Souterrain, Ballymacloon, Co. Clare
Co. Clare |
Settlement Sites
Beneath the townland of Ballymacloon in County Clare, an underground stone-lined passage waits, largely unrecorded in the public domain.
It is a souterrain, a type of man-made subterranean structure built during the early medieval period in Ireland, typically consisting of one or more chambers connected by low passages, constructed from dry-stone walling and roofed with large flat lintels. Their precise function has long been debated; they may have served as places of refuge, as cool stores for dairy produce, or as both at different times.
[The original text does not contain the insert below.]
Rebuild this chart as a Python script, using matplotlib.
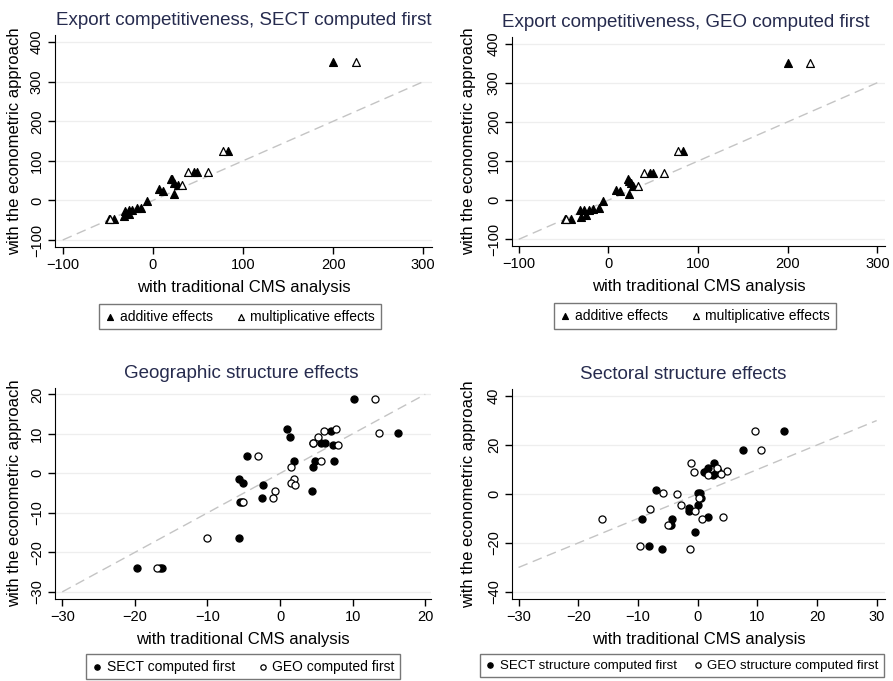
import matplotlib
matplotlib.use("Agg")
import matplotlib.pyplot as plt

plt.rcParams["font.family"] = ["Liberation Sans", "DejaVu Sans"]

# Export competitiveness, SECT computed first
sect_add_x = [200, 83, 46, 49, 20, 21.5, 23, 28, 7, 11, 23, -7, -13, -18, -23, -27, -31, -27, -32, -43, -49]
sect_add_y = [350, 125, 71, 71, 55, 53, 45, 38, 28, 24, 17, -1, -18, -20, -23, -25, -27, -35, -40, -48, -48]
sect_mult_x = [225, 78, 39, 61, 32, -48]
sect_mult_y = [350, 125, 71, 71, 38, -48]

# Export competitiveness, GEO computed first
geo_add_x = [200, 83, 47, 50, 21.5, 23, 25, 28, 8, 13, 23.5, -6, -11, -17, -22, -27, -31.5, -25, -31, -42, -48]
geo_add_y = [351, 125, 70, 70, 55, 50, 43, 36, 26, 23, 16, -2, -19, -22, -25, -26, -26, -37, -42, -48, -48]
geo_mult_x = [225, 78, 40, 62, 33, -47]
geo_mult_y = [351, 125, 70, 70, 36, -48]

# Geographic structure effects
geog_sect_x = [10.2, 16.2, 0.9, 1.4, 7.0, 4.5, 5.6, 6.2, 7.3, -4.6, 1.9, 4.8, 7.4, 4.5,
               -5.7, -5.1, -2.4, -2.5, 4.4, -5.5, -5.2, -5.7, -19.7, -16.5, -16.3]
geog_sect_y = [18.9, 10.2, 11.1, 9.3, 10.7, 7.8, 7.8, 7.8, 7.3, 4.3, 3.1, 3.0, 3.2, 1.5,
               -1.5, -2.5, -3.0, -6.3, -4.5, -7.3, -7.3, -16.4, -23.9, -23.9, -23.9]
geog_geo_x = [13.1, 13.6, 7.7, 6.1, 5.2, 4.5, 8.0, -3.0, 5.7, 1.5, 1.9, 1.5, 2.0, -0.7, -0.9, -5.1, -10.1, -17.0]
geog_geo_y = [18.9, 10.2, 11.1, 10.7, 9.3, 7.8, 7.3, 4.3, 3.0, 1.5, -1.5, -2.5, -3.0, -4.5, -6.3, -7.3, -16.4, -23.9]

# Sectoral structure effects
sectr_sect_x = [14.5, 7.6, 2.7, 1.7, 1.0, 1.2, 3.4, 3.0, 2.6, -7.0, 0.1, 0.4, 0.6, 0.0, -1.4, -1.4,
                1.8, -4.3, -9.4, -4.4, -4.6, -0.5, -8.2, -5.9]
sectr_sect_y = [25.7, 18.1, 12.8, 10.7, 9.0, 9.0, 9.3, 8.6, 7.8, 1.6, 0.4, 0.4, -1.6, -4.6, -5.7, -6.8,
                -9.3, -10.1, -10.1, -12.7, -12.7, -15.5, -21.1, -22.6]
sectr_geo_x = [9.7, 10.7, -1.1, 3.2, -0.6, 5.0, 4.0, 1.7, -5.8, -3.4, 0.3, -2.7, -0.5, 4.3, 0.8,
               -16.1, -5.0, -7.9, -1.3, -9.7]
sectr_geo_y = [25.7, 18.1, 12.8, 10.7, 9.0, 9.3, 8.3, 7.6, 0.4, 0.2, -1.6, -4.6, -7.1, -9.3, -10.1,
               -10.1, -12.7, -6.0, -22.6, -21.1]

TITLE_COLOR = "#262b4e"


def px_axes(fig, left, top, right, bottom):
    W, H = 893, 681
    return fig.add_axes([left / W, 1 - bottom / H, (right - left) / W, (bottom - top) / H])


def style(ax, title, title_x, ylab_x, xlim, ylim, ticks_x, ticks_y, line):
    ax.set_xlim(*xlim)
    ax.set_ylim(*ylim)
    ax.set_xticks(ticks_x)
    ax.set_yticks(ticks_y)
    ax.set_xticklabels([str(t).replace("-", "\u2212") for t in ticks_x])
    ax.set_yticklabels([str(t).replace("-", "\u2212") for t in ticks_y], va="center")
    for t in ticks_y:
        ax.axhline(t, color="#eeeeee", lw=0.9, zorder=0)
    ax.plot(line, line, ls=(0, (7, 4)), color="#c4c4c4", lw=1.0, zorder=1)
    for s in ("top", "right"):
        ax.spines[s].set_visible(False)
    ax.tick_params(direction="out", length=5, width=1, labelsize=10.5, pad=3)
    ax.tick_params(axis="y", labelrotation=90)
    ax.set_title(title, color=TITLE_COLOR, fontsize=13.5, pad=7, x=title_x)
    ax.set_xlabel("with traditional CMS analysis", fontsize=12, labelpad=6)
    ax.set_ylabel("with the econometric approach", fontsize=12)
    ax.yaxis.set_label_coords(ylab_x, 0.5)


def add_legend(ax, labels, x, y, size=10, colsp=1.6):
    leg = ax.legend(labels=labels, loc="upper center", bbox_to_anchor=(x, y), ncol=2,
                    frameon=True, fancybox=False, edgecolor="#555555", fontsize=size,
                    handletextpad=0.3, columnspacing=colsp, borderpad=0.4, markerscale=0.75,
                    handlelength=0.8, borderaxespad=0)
    leg.get_frame().set_linewidth(1.0)


fig = plt.figure(figsize=(8.93, 6.81), dpi=100)

tri = dict(marker="^", s=32, linewidths=0.9, zorder=3)
circ = dict(marker="o", s=26, linewidths=0.9, zorder=3)

ax1 = px_axes(fig, 55, 35, 432, 247)
ax1.scatter(sect_add_x, sect_add_y, c="black", edgecolors="black", **tri)
ax1.scatter(sect_mult_x, sect_mult_y, facecolors="white", edgecolors="black", **tri)
style(ax1, "Export competitiveness, SECT computed first", 0.5, -0.088, (-108.6, 309.7), (-117.7, 418),
      [-100, 0, 100, 200, 300], [-100, 0, 100, 200, 300, 400], [-100, 300])
add_legend(ax1, ["additive effects", "multiplicative effects"], 0.49, -0.27)

ax2 = px_axes(fig, 512, 37, 885, 246)
ax2.scatter(geo_add_x, geo_add_y, c="black", edgecolors="black", **tri)
ax2.scatter(geo_mult_x, geo_mult_y, facecolors="white", edgecolors="black", **tri)
style(ax2, "Export competitiveness, GEO computed first", 0.466, -0.097, (-107.5, 308.6), (-117, 416.8),
      [-100, 0, 100, 200, 300], [-100, 0, 100, 200, 300, 400], [-100, 300])
add_legend(ax2, ["additive effects", "multiplicative effects"], 0.49, -0.275)

ax3 = px_axes(fig, 55, 388, 431, 599)
ax3.scatter(geog_sect_x, geog_sect_y, c="black", edgecolors="black", **circ)
ax3.scatter(geog_geo_x, geog_geo_y, facecolors="white", edgecolors="black", **circ)
style(ax3, "Geographic structure effects", 0.495, -0.088, (-31.0, 20.8), (-31.8, 21.6),
      [-30, -20, -10, 0, 10, 20], [-30, -20, -10, 0, 10, 20], [-30, 20])
add_legend(ax3, ["SECT computed first", "GEO computed first"], 0.5, -0.262)

ax4 = px_axes(fig, 512, 389, 885, 599)
ax4.scatter(sectr_sect_x, sectr_sect_y, c="black", edgecolors="black", **circ)
ax4.scatter(sectr_geo_x, sectr_geo_y, facecolors="white", edgecolors="black", **circ)
style(ax4, "Sectoral structure effects", 0.46, -0.097, (-31.1, 31.4), (-42.9, 42.9),
      [-30, -20, -10, 0, 10, 20, 30], [-40, -20, 0, 20, 40], [-30, 30])
add_legend(ax4, ["SECT structure computed first", "GEO structure computed first"], 0.455, -0.262,
           size=9.5, colsp=1.2)

fig.savefig("out.png", dpi=100, facecolor="white")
Souterrains are found across Ireland in considerable numbers, often associated with ringforts, the circular enclosed farmsteads that were the dominant settlement form from roughly the sixth to the twelfth century. Clare itself is particularly dense with such monuments, its landscape retaining traces of early medieval rural life that have survived in field boundaries, under pasture, and within townlands whose very names carry echoes of older Irish. Ballymacloon, like many Clare townlands, sits quietly within this broader pattern. The specific details of this particular souterrain, its dimensions, its state of preservation, the circumstances of its discovery or recording, remain scarce in publicly available sources, which is itself a kind of fact worth noting. Many such sites exist in a halfway state, known to the archaeological record, named and plotted, but not yet fully described for a general audience.